Oakland A's prospect profile: Angel Duno, RHP

Right-hander Angel Duno is off to a fast start with the Beloit Snappers. What makes the 22-year-old so effective? We take a look.

(video by Kimberly Contreras)

Name: Angel Duno

DOB: 1/10/1994 (age 22)

B/T: R/R

H/T: 6'0'', 185

How acquired: Signed as an amateur free agent in Dec. 2011

The Beloit Snappers are off to a solid start, thanks in large part to their pitching staff, which currently sports a 3.09 team ERA. One of the Snappers most effective starters is right-hander Angel Duno, who has a 1.80 ERA over his first 35 innings this season.


Duno is making his full-season debut after three years in the Dominican Summer League and a 2015 season split between the Arizona Rookie League and short-season Vermont. Duno sports a career 2.66 ERA in 301 innings. However, it is his career walk rate that jumps out the most on his stat sheet. Over the course of his career, he has walked 52 batters, and that includes the 15 he walked in 29 innings during his first pro season in 2012. Since the start of the 2015 season, Duno has thrown 104 innings and has walked exactly eight batters.

Oakland A's minor league pitching coordinator Gil Patterson says there is no secret to Duno's success.

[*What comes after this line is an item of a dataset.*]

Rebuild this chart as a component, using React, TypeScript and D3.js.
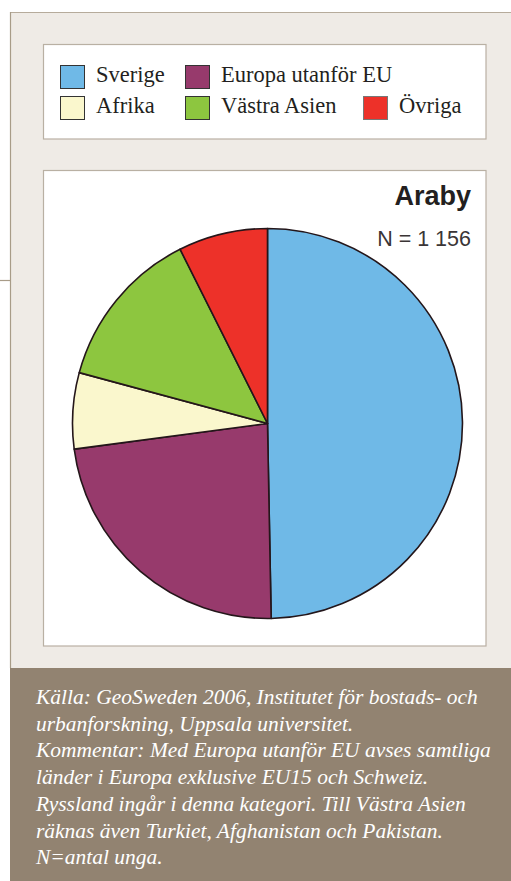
import React, { useLayoutEffect, useRef, useState } from "react";
import * as d3 from "d3";

const categories = ["Sverige", "Europa utanför EU", "Afrika", "Västra Asien", "Övriga"];
const shares = [49.7, 23.2, 6.3, 13.4, 7.4];
const colors = ["#6fb9e7", "#973a6c", "#faf7cd", "#8dc63f", "#ed3129"];
const legendOrder = [
  { idx: 0, col: 0, row: 0 },
  { idx: 1, col: 1, row: 0 },
  { idx: 2, col: 0, row: 1 },
  { idx: 3, col: 1, row: 1 },
  { idx: 4, col: 2, row: 1 },
];
const title = "Araby";
const subtitle = "N = 1 156";
const notes = [
  "Källa: GeoSweden 2006, Institutet för bostads- och",
  "urbanforskning, Uppsala universitet.",
  "Kommentar: Med Europa utanför EU avses samtliga",
  "länder i Europa exklusive EU15 och Schweiz.",
  "Ryssland ingår i denna kategori. Till Västra Asien",
  "räknas även Turkiet, Afghanistan och Pakistan.",
  "N=antal unga.",
];

export default function App() {
  const W = 511;
  const H = 881;
  const data = categories.map((c, i) => ({ name: c, value: shares[i], color: colors[i] }));
  const pie = d3.pie<any>().sort(null).value((d: any) => d.value).startAngle(0).endAngle(2 * Math.PI);
  const arcs = pie(data);
  const R = 195;
  const arc = d3.arc<any>().innerRadius(0).outerRadius(R);
  const cx = 267.5;
  const cy = 423.5;
  const colX = [60, 185, 363];
  const rowY = [65, 96];
  const noteY = d3.range(notes.length).map((i) => 704 + i * 26.7);

  const refLine = useRef<SVGTextElement>(null);
  const [sx, setSx] = useState(1);
  useLayoutEffect(() => {
    if (refLine.current) {
      const len = refLine.current.getComputedTextLength();
      if (len > 0) setSx(455 / len);
    }
  }, []);

  return (
    <svg
      width={W}
      height={H}
      style={{ position: "fixed", left: 0, top: 0 }}
      xmlns="http://www.w3.org/2000/svg"
    >
      <rect x={0} y={0} width={W} height={H} fill="#ffffff" />
      {/* outer beige panel */}
      <rect x={10} y={12} width={W - 10} height={H - 12} fill="#efebe6" />
      <line x1={10} y1={12.5} x2={W} y2={12.5} stroke="#b6ab9b" strokeWidth={1.2} />
      <line x1={10.5} y1={12} x2={10.5} y2={668} stroke="#a89c88" strokeWidth={1.2} />
      <line x1={0} y1={280.5} x2={10} y2={280.5} stroke="#a89c88" strokeWidth={1.2} />

      {/* legend box */}
      <rect x={43.5} y={44.5} width={442.5} height={94.5} fill="#ffffff" stroke="#b9b0a3" strokeWidth={1.2} />
      {legendOrder.map((l) => (
        <g key={l.idx}>
          <rect
            x={colX[l.col] + 0.5}
            y={rowY[l.row] + 0.5}
            width={24}
            height={23}
            fill={colors[l.idx]}
            stroke={l.idx === 4 ? "#777" : "#333"}
            strokeWidth={1}
          />
          <text
            x={colX[l.col] + 36}
            y={rowY[l.row] + 17}
            fontFamily="'Liberation Serif', serif"
            fontSize={22.5}
            fill="#231f20"
          >
            {categories[l.idx]}
          </text>
        </g>
      ))}

      {/* chart box */}
      <rect x={43.5} y={170.5} width={442.5} height={475.5} fill="#ffffff" stroke="#b9b0a3" strokeWidth={1.2} />
      <text
        x={471}
        y={205}
        textAnchor="end"
        fontFamily="'Liberation Sans Narrow', 'Liberation Sans', sans-serif"
        fontWeight="bold"
        fontSize={27}
        fill="#231f20"
      >
        {title}
      </text>
      <text
        x={471}
        y={246}
        textAnchor="end"
        fontFamily="'Liberation Sans Narrow', 'Liberation Sans', sans-serif"
        fontSize={21.5}
        fill="#3a3536"
      >
        {subtitle}
      </text>
      <g transform={`translate(${cx},${cy})`}>
        {arcs.map((a, i) => (
          <path key={i} d={arc(a) as string} fill={a.data.color} stroke="#24161a" strokeWidth={1.6} strokeLinejoin="round" />
        ))}
      </g>

      {/* notes panel */}
      <rect x={10} y={668} width={W - 10} height={H - 668} fill="#928371" />
      {notes.map((t, i) => (
        <text
          key={i}
          ref={i === 2 ? refLine : undefined}
          transform={`translate(36,${noteY[i]}) scale(${sx},1)`}
          fontFamily="'Liberation Serif', serif"
          fontStyle="italic"
          fontSize={20.5}
          fill="#ffffff"
        >
          {t}
        </text>
      ))}
    </svg>
  );
}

"He comes at you with first pitch strikes, one-one conversions. Just pounds the strike-zone relentlessly," Patterson said. "He's a big-time competitor and both righties and lefties have a difficult time with him."

At 6'0'', Duno is on the shorter side for a right-handed pitcher, and he doesn't have Marcus Stroman velocity. However, Duno makes the most of his three-pitch mix (fastball, slider, change-up) with his nearly flawless execution of all three offerings. Duno is throwing all three pitches at a better than 70% strike-rate. He also has a better than 50% groundball rate so far this season and has allowed just one homerun.

According to Patterson, Duno's best pitch is an improved slider that Patterson calls a "legitimate swing-and-miss offering." Duno has used that weapon to miss significantly more bats this season than he did last year. Through his first seven outings, Duno has a 8.2 K/9, a significant increase over last year's 6.9 K/9.

Duno doesn't have overpowering stuff. His fastball has averaged 90 MPH this season and can touch 92 on occasion. With his build, Duno isn't likely to add much more velocity as he matures, but Patterson says that with Duno's ability to locate and sink his fastball, he has a chance for a "major-league average fastball." The change-up and slider also have a chance to be average to average-plus in the big leagues, giving Duno a chance to be a solid back-end of the rotation candidate for the A's in a few years.

Duno began the year as part of the tandem starting rotation in Beloit. Injuries have returned the healthy Beloit starters to more traditional usage and Duno has taken advantage of the freer reign. Over his last three starts, he has thrown 17.2 innings and has allowed just three runs.

Although Duno is just 22, he will be eligible for the Rule 5 draft if not protected by the A's this off-season since he signed before the 2012 season. If Duno continues to have this level of success, he should see some innings in High-A by the end of the year.